I have very strong (and oddly fond) memories of sitting in a chilled but warming car as my mother scraped the ice off the windows of a morning. I remember watching through the ice, seeing her first only as a blur and then clearly as the ice was removed. I recall wondering whether she’d get that last little bit in the corner or if it’d be a quick job. I remember noticing that sometimes the ice came away more easily than other times.
These memories evoke a warm, comfortable feeling not unlike the memories of a grilled cheese sandwich and chicken noodle soup brought to me when I was sick. Or of laying my head on her chest as I cuddled in her lap and listening to her talk to other people in the room, marveling at how different her voice sounded when heard through her chest. Listening to her heart beat. Relaxing in her strong and sure presence.

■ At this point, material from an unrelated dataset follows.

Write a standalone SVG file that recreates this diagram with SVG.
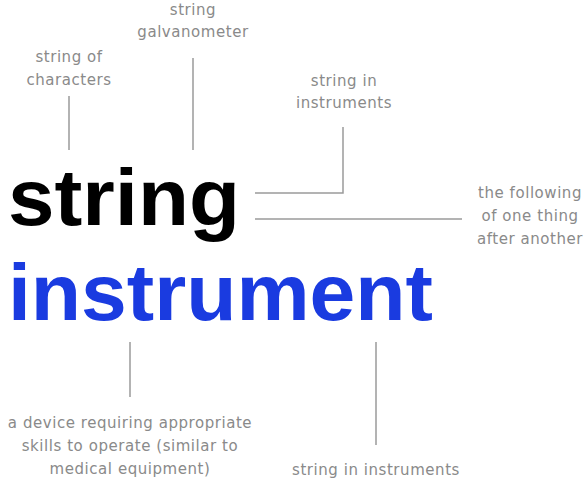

This morning, the weather had turned unexpectedly cold. Because of a shortage of pants brought on by rips in knees, holes in crotches, and massive stains on seats, I had mistakenly encouraged one of my children to wear shorts, thus saving me from the daily washing of the one pair of pants remaining (which itself was missing a button). We all rushed out to the cold car – no prewarming from this mother.
What appeared to be just water on the windshield and the windows on one side of the car turned out to be thick sheets of ice. As I scraped the windows, I saw my children’s faces silently watching me through the disappearing ice. Warm memories flooded my cold body. And can I just say this?
It sucks being the grown-up outside doing the scraping.